Homily
Monday of the 3rd Week in Ordinary Time
24 January 2011
St. Lawrence Catholic Campus Center
Daily Readings
Most of us have encountered this biblical passage before about the unforgivable sin, but it appears so rarely in the Gospels that there can be large gaps between our meditation on what it really is. Over and over and over, we hear of Jesus forgiving sins, of his desiring that not one person be lost. This makes his words about the unforgivable sin all the more shocking to us. We are almost never ready to hear them. We might even say that they don't sound right coming from Jesus, almost as if he got up on the wrong side of the bed. Of course, we ascribe no such thing to Jesus nor to the Gospel authors. Jesus means what He says. Sins against the Holy Spirit truly are unforgivable.
The Catechism helps us to understand what Jesus must mean then.

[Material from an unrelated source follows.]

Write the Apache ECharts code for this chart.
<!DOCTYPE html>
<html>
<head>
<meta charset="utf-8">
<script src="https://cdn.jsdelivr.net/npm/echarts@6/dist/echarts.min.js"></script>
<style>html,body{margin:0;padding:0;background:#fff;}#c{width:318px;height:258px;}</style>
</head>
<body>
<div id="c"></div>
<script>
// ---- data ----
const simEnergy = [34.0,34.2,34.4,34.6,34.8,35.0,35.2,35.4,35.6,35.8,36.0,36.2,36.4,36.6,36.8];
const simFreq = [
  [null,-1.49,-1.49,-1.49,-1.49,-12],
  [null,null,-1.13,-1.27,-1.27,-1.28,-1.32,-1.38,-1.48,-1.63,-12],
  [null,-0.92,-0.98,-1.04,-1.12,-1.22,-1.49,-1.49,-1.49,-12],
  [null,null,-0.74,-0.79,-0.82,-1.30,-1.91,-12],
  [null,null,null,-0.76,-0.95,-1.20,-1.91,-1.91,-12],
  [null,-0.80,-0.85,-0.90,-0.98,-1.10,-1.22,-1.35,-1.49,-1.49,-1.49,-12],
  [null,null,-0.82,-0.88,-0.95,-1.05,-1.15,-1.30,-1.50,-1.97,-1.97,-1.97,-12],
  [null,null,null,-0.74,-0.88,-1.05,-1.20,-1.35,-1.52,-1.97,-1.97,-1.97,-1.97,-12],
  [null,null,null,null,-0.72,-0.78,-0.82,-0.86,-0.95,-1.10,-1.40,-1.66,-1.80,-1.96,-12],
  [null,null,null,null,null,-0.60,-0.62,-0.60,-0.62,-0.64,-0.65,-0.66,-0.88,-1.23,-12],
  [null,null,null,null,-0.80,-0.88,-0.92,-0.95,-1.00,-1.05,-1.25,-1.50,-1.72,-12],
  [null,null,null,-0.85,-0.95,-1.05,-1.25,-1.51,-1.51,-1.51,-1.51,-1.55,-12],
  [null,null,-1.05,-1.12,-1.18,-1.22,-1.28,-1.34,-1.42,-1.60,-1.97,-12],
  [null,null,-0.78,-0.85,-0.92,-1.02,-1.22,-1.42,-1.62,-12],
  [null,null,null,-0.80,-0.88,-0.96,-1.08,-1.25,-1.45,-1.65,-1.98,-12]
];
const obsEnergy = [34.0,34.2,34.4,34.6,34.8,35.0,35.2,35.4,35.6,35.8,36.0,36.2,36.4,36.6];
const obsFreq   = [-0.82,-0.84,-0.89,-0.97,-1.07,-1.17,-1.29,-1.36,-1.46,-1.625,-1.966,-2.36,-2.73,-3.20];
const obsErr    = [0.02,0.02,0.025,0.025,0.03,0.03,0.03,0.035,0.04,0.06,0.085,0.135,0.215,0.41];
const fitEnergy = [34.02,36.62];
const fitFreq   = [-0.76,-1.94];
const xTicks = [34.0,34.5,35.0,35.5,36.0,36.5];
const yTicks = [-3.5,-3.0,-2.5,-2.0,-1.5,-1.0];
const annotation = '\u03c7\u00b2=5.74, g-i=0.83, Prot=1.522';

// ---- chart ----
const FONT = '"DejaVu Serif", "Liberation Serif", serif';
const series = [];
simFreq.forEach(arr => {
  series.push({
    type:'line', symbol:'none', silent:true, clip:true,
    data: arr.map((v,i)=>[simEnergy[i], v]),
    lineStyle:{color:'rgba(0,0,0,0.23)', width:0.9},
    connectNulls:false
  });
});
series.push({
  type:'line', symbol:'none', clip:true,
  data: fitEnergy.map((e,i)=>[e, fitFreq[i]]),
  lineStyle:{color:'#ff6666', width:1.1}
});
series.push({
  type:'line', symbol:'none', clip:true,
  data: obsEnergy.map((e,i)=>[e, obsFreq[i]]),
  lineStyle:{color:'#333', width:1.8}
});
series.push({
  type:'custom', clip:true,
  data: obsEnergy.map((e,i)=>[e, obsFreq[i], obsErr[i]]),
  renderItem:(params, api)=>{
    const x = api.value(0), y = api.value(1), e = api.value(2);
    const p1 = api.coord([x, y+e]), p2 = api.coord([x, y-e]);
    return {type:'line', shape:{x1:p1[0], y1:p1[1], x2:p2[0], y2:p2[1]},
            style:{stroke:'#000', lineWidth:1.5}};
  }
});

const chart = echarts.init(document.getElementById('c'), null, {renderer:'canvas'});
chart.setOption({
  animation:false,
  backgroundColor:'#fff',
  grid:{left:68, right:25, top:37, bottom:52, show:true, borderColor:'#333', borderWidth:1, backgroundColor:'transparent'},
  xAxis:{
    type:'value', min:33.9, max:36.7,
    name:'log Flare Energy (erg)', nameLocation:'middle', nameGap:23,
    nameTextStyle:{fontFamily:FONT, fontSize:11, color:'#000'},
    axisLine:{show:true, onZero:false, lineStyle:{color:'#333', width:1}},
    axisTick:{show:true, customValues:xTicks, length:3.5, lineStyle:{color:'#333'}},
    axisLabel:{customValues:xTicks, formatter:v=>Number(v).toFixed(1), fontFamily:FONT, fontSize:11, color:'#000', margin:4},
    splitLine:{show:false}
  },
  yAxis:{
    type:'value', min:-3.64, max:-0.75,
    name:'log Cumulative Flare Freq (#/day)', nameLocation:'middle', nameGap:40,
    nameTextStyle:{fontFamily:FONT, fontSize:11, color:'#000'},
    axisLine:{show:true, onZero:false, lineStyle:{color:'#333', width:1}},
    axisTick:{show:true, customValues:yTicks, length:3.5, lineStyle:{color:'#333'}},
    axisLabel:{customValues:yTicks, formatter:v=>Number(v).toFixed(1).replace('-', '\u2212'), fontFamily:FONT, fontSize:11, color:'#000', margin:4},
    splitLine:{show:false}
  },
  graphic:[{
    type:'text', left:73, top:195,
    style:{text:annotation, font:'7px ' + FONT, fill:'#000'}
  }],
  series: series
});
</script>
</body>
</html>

He doesn't mean just any blasphemy, but specifically a refusal to believe that the Holy Spirit can forgive sins. This makes sense in the context of today's Gospel. Even for Jesus, whose mission is to love sinners and to forgive every sin, there must be a sin, if our freedom is real and God respects our choices, that is unforgiveable. That sin against the Holy Spirit is a refusal to believe that forgiveness of sins is possible. This is a denial of the action of the Holy Spirit. In the Gospel, it is attributing the casting out of demons, and the forgiveness of sins, to the work of the devil, not the work of the Holy Spirit.

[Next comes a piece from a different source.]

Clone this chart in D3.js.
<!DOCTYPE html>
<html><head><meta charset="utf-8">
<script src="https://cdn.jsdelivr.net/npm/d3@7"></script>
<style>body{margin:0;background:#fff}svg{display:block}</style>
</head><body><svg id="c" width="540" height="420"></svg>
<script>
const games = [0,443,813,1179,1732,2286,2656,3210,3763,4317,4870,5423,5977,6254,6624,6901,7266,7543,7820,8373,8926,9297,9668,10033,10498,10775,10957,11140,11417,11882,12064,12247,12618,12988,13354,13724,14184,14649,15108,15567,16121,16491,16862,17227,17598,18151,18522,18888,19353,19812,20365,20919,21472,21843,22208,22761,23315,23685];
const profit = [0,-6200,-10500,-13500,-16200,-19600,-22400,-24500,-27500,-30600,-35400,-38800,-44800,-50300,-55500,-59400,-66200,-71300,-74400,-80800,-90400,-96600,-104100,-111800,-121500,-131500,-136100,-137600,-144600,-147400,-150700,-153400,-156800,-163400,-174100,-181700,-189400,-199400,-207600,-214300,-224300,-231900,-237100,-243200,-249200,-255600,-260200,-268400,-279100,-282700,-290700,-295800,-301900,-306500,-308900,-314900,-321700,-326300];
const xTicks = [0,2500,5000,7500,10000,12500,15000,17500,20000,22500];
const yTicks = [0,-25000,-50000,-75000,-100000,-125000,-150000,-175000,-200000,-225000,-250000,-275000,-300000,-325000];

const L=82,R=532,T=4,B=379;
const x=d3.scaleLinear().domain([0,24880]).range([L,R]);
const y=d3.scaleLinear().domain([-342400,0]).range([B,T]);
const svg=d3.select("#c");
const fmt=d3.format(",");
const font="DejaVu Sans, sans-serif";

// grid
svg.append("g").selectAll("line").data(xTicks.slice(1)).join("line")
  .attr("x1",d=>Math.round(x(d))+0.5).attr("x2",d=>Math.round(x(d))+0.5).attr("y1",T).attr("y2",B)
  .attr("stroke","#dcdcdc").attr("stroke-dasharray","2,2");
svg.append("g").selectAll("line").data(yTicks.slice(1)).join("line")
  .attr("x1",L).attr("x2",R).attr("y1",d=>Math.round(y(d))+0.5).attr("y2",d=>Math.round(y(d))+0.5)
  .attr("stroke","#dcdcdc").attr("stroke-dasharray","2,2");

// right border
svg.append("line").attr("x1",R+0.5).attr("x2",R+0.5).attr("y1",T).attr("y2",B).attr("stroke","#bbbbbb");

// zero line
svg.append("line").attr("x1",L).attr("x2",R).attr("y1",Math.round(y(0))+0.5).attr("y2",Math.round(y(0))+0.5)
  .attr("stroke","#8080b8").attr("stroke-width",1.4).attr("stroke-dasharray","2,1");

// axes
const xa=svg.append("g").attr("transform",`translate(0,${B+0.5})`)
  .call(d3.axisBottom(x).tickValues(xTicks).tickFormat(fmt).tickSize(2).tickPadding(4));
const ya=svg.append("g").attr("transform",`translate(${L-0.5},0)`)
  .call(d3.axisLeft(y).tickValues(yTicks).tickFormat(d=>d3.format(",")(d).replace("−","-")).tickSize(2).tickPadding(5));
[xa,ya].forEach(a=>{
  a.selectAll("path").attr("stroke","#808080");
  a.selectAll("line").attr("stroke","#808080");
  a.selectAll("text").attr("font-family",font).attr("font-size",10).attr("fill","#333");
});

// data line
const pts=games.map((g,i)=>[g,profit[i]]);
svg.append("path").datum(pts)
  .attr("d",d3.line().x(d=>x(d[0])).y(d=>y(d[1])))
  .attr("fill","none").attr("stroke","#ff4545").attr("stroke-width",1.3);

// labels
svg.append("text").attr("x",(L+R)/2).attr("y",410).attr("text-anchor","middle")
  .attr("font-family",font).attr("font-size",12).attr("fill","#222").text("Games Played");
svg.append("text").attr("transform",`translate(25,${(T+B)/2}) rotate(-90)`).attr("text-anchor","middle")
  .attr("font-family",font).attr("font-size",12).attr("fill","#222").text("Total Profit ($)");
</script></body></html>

The unforgivable sin does not limit God's power nor His desire to forgive every sin. It preserves a correct anthropology of human freedom, and a correct understanding of salvation as something offered but something capable of being rejected by men who are made in God's image and likeness. Hell is a possibility not because God desires it, but because man can possibly desire it.

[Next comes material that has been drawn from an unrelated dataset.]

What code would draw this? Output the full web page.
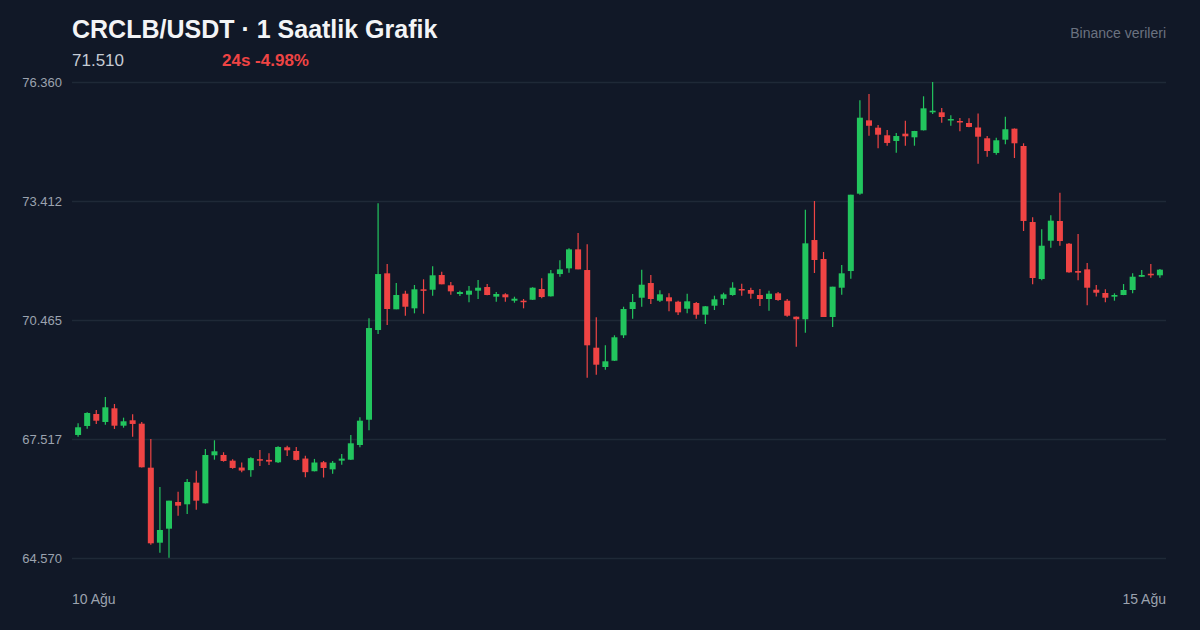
<!DOCTYPE html>
<html lang="tr">
  <head>
    <meta charset="UTF-8" />
    <title>CRCLB/USDT</title>
    <script src="https://d3js.org/d3.v7.min.js"></script>
    <style>
      body {
        margin: 0;
        background: #111827;
        font-family: "Liberation Sans", Arial, sans-serif;
      }
      svg {
        display: block;
      }
    </style>
  </head>
  <body>
    <div id="chart"></div>
    <script>
      // 1 saatlik mumlar, 10 Ağu -> 15 Ağu
      const opens = [
        67.617, 67.84, 68.137, 67.939, 68.278, 67.847, 67.981, 67.897, 66.807, 64.949,
        65.296, 65.957, 65.9, 66.436, 65.925, 67.114, 67.122, 66.981, 66.81, 66.746,
        67.018, 67.0, 66.941, 67.312, 67.221, 67.033, 66.719, 66.941, 66.766, 66.981,
        67.005, 67.369, 67.995, 70.217, 71.621, 70.73, 71.116, 70.754, 71.225, 71.215,
        71.579, 71.324, 71.109, 71.092, 71.191, 71.282, 71.043, 71.101, 70.943, 70.943,
        70.967, 71.233, 71.052, 71.603, 71.744, 72.215, 71.703, 69.779, 69.301, 69.457,
        70.086, 70.737, 71.017, 71.381, 70.943, 71.027, 70.918, 70.744, 70.886, 70.596,
        70.819, 70.992, 71.084, 71.233, 71.208, 71.084, 70.985, 71.126, 70.943, 70.547,
        70.483, 72.446, 71.976, 70.539, 71.265, 71.678, 73.594, 75.41, 75.228, 75.04,
        74.899, 75.08, 74.99, 75.164, 75.609, 75.609, 75.41, 75.394, 75.345, 75.233,
        74.966, 74.602, 74.931, 75.204, 74.775, 72.892, 71.48, 72.429, 72.917, 72.355,
        71.678, 71.719, 71.215, 71.134, 71.043, 71.084, 71.208, 71.537, 71.611, 71.572
      ];
      const highs = [
        67.907, 68.179, 68.236, 68.558, 68.385, 68.046, 68.13, 67.939, 67.518, 66.329,
        65.99, 66.213, 66.527, 66.734, 67.27, 67.486, 67.189, 67.015, 66.934, 67.068,
        67.246, 67.164, 67.337, 67.352, 67.32, 67.104, 67.024, 66.973, 66.973, 67.147,
        67.617, 68.056, 70.507, 73.355, 71.852, 71.381, 71.191, 71.332, 71.473, 71.795,
        71.661, 71.406, 71.191, 71.307, 71.455, 71.356, 71.158, 71.126, 71.042, 70.985,
        71.275, 71.498, 71.703, 71.943, 72.24, 72.62, 72.339, 70.532, 69.838, 70.086,
        70.794, 71.109, 71.711, 71.579, 71.2, 71.126, 70.943, 71.116, 70.91, 70.81,
        71.067, 71.141, 71.398, 71.365, 71.265, 71.233, 71.191, 71.158, 70.985, 70.55,
        73.197, 73.412, 72.149, 71.29, 71.827, 73.57, 75.907, 76.063, 75.295, 75.171,
        75.097, 75.4, 75.15, 76.006, 76.36, 75.716, 75.535, 75.468, 75.461, 75.58,
        75.022, 74.981, 75.5, 75.21, 74.842, 73.008, 72.711, 73.058, 73.618, 72.373,
        72.595, 71.876, 71.332, 71.225, 71.126, 71.356, 71.621, 71.703, 71.852, 71.728
      ];
      const lows = [
        67.575, 67.773, 67.89, 67.872, 67.766, 67.798, 67.575, 66.81, 64.9, 64.702,
        64.578, 65.618, 65.66, 65.767, 65.92, 67.005, 66.956, 66.782, 66.696, 66.58,
        66.85, 66.874, 66.924, 67.097, 66.983, 66.573, 66.715, 66.563, 66.659, 66.882,
        67.0, 67.312, 67.733, 70.118, 70.339, 70.73, 70.571, 70.63, 70.621, 71.067,
        71.349, 71.092, 71.059, 70.903, 70.985, 71.077, 70.918, 70.918, 70.893, 70.754,
        70.96, 71.002, 71.05, 71.536, 71.635, 71.719, 69.036, 69.11, 69.234, 69.45,
        70.018, 70.497, 70.794, 70.861, 70.91, 70.68, 70.588, 70.63, 70.497, 70.365,
        70.712, 70.836, 71.067, 71.067, 70.992, 70.811, 70.695, 70.943, 70.547, 69.804,
        70.151, 71.629, 70.539, 70.29, 71.092, 71.487, 73.569, 75.03, 74.718, 74.782,
        74.61, 74.782, 74.782, 75.16, 75.567, 75.352, 75.278, 75.139, 75.24, 74.337,
        74.509, 74.56, 74.817, 74.478, 72.669, 71.349, 71.448, 72.255, 72.305, 71.637,
        71.448, 70.828, 71.05, 70.903, 70.943, 71.08, 71.126, 71.53, 71.513, 71.513
      ];
      const closes = [
        67.808, 68.162, 67.971, 68.303, 67.847, 67.956, 67.89, 66.817, 64.934, 65.264,
        65.99, 65.866, 66.453, 65.99, 67.121, 67.213, 66.973, 66.8, 66.736, 67.043,
        66.984, 66.958, 67.32, 67.238, 67.0, 66.696, 66.935, 66.8, 66.929, 67.031,
        67.411, 67.971, 70.266, 71.603, 70.737, 71.084, 70.794, 71.225, 71.2, 71.572,
        71.349, 71.175, 71.158, 71.191, 71.265, 71.084, 71.109, 71.027, 70.992, 70.91,
        71.265, 71.034, 71.621, 71.719, 72.215, 71.719, 69.838, 69.358, 69.442, 70.037,
        70.737, 70.91, 71.339, 70.985, 71.101, 70.928, 70.655, 70.928, 70.596, 70.804,
        70.977, 71.101, 71.265, 71.2, 71.116, 70.985, 71.116, 70.96, 70.571, 70.483,
        72.364, 71.951, 70.539, 71.29, 71.621, 73.568, 75.476, 75.276, 75.055, 74.85,
        75.022, 75.015, 75.146, 75.708, 75.649, 75.493, 75.443, 75.362, 75.246, 75.005,
        74.651, 74.916, 75.189, 74.842, 72.918, 71.505, 72.305, 72.925, 72.421, 71.646,
        71.637, 71.265, 71.141, 71.017, 71.084, 71.208, 71.537, 71.579, 71.572, 71.711
      ];
      const yTicks = [64.57, 67.517, 70.465, 73.412, 76.36];
      const xLabels = ["10 Ağu", "15 Ağu"];

      const width = 1200;
      const height = 630;
      const margin = { top: 82, right: 34, bottom: 72, left: 72 };
      const up = "#22c55e";
      const down = "#ef4444";

      const svg = d3
        .select("#chart")
        .append("svg")
        .attr("width", width)
        .attr("height", height);

      svg.append("rect").attr("width", width).attr("height", height).attr("fill", "#111827");

      const candles = opens.map((o, i) => ({
        i,
        o,
        h: highs[i],
        l: lows[i],
        c: closes[i]
      }));

      const x = d3
        .scaleBand()
        .domain(candles.map((d) => d.i))
        .range([margin.left, width - margin.right])
        .padding(0.34);

      const y = d3
        .scaleLinear()
        .domain([yTicks[0], yTicks[yTicks.length - 1]])
        .range([height - margin.bottom, margin.top]);

      // başlık
      svg
        .append("text")
        .attr("x", 72)
        .attr("y", 38)
        .attr("fill", "#f3f4f6")
        .attr("font-size", 25)
        .attr("font-weight", "bold")
        .text("CRCLB/USDT · 1 Saatlik Grafik");

      svg
        .append("text")
        .attr("x", 72)
        .attr("y", 66)
        .attr("fill", "#c5cbd4")
        .attr("font-size", 17)
        .text("71.510");

      svg
        .append("text")
        .attr("x", 222)
        .attr("y", 66)
        .attr("fill", down)
        .attr("font-size", 17)
        .attr("font-weight", "bold")
        .text("24s -4.98%");

      svg
        .append("text")
        .attr("x", width - margin.right)
        .attr("y", 38)
        .attr("text-anchor", "end")
        .attr("fill", "#6b7280")
        .attr("font-size", 14)
        .text("Binance verileri");

      // ızgara
      const yAxis = d3
        .axisLeft(y)
        .tickValues(yTicks)
        .tickSize(-(width - margin.left - margin.right))
        .tickPadding(10)
        .tickFormat(d3.format(".3f"));

      const gy = svg.append("g").attr("transform", `translate(${margin.left},0)`).call(yAxis);
      gy.select(".domain").remove();
      gy.selectAll(".tick line").attr("stroke", "#1f2937").attr("stroke-width", 1.5);
      gy.selectAll(".tick text")
        .attr("fill", "#9ca3af")
        .attr("font-size", 13)
        .attr("font-family", "'Liberation Sans', Arial, sans-serif");

      // mumlar
      const g = svg.append("g");
      const color = (d) => (d.c >= d.o ? up : down);

      g.selectAll("line.wick")
        .data(candles)
        .join("line")
        .attr("class", "wick")
        .attr("x1", (d) => x(d.i) + x.bandwidth() / 2)
        .attr("x2", (d) => x(d.i) + x.bandwidth() / 2)
        .attr("y1", (d) => y(d.h))
        .attr("y2", (d) => y(d.l))
        .attr("stroke", color)
        .attr("stroke-width", 1.2);

      g.selectAll("rect.body")
        .data(candles)
        .join("rect")
        .attr("class", "body")
        .attr("x", (d) => x(d.i))
        .attr("width", x.bandwidth())
        .attr("y", (d) => y(Math.max(d.o, d.c)))
        .attr("height", (d) => Math.max(1.5, Math.abs(y(d.o) - y(d.c))))
        .attr("fill", color);

      // tarih etiketleri
      svg
        .append("text")
        .attr("x", margin.left)
        .attr("y", 604)
        .attr("fill", "#9ca3af")
        .attr("font-size", 14)
        .text(xLabels[0]);

      svg
        .append("text")
        .attr("x", width - margin.right)
        .attr("y", 604)
        .attr("text-anchor", "end")
        .attr("fill", "#9ca3af")
        .attr("font-size", 14)
        .text(xLabels[1]);
    </script>
  </body>
</html>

St. Frances de Sales is honored today for his zeal in defending the true faith agains the errors of the reformation. Along with great figures like St. Vincent de Paul and St. Jane Frances de Chantal, his special love for the poor, his expert defense of the true Church, and His zeal in teaching people how to live a devout life, saved the Church from losing many more souls, and helped Her to preserve the deposit of faith against all attackers. His example gives hope to all those who lament the endless splintering of Christianity, and who long to see the unity of Christ's Church which is a gift of the Holy Spirit working within Her.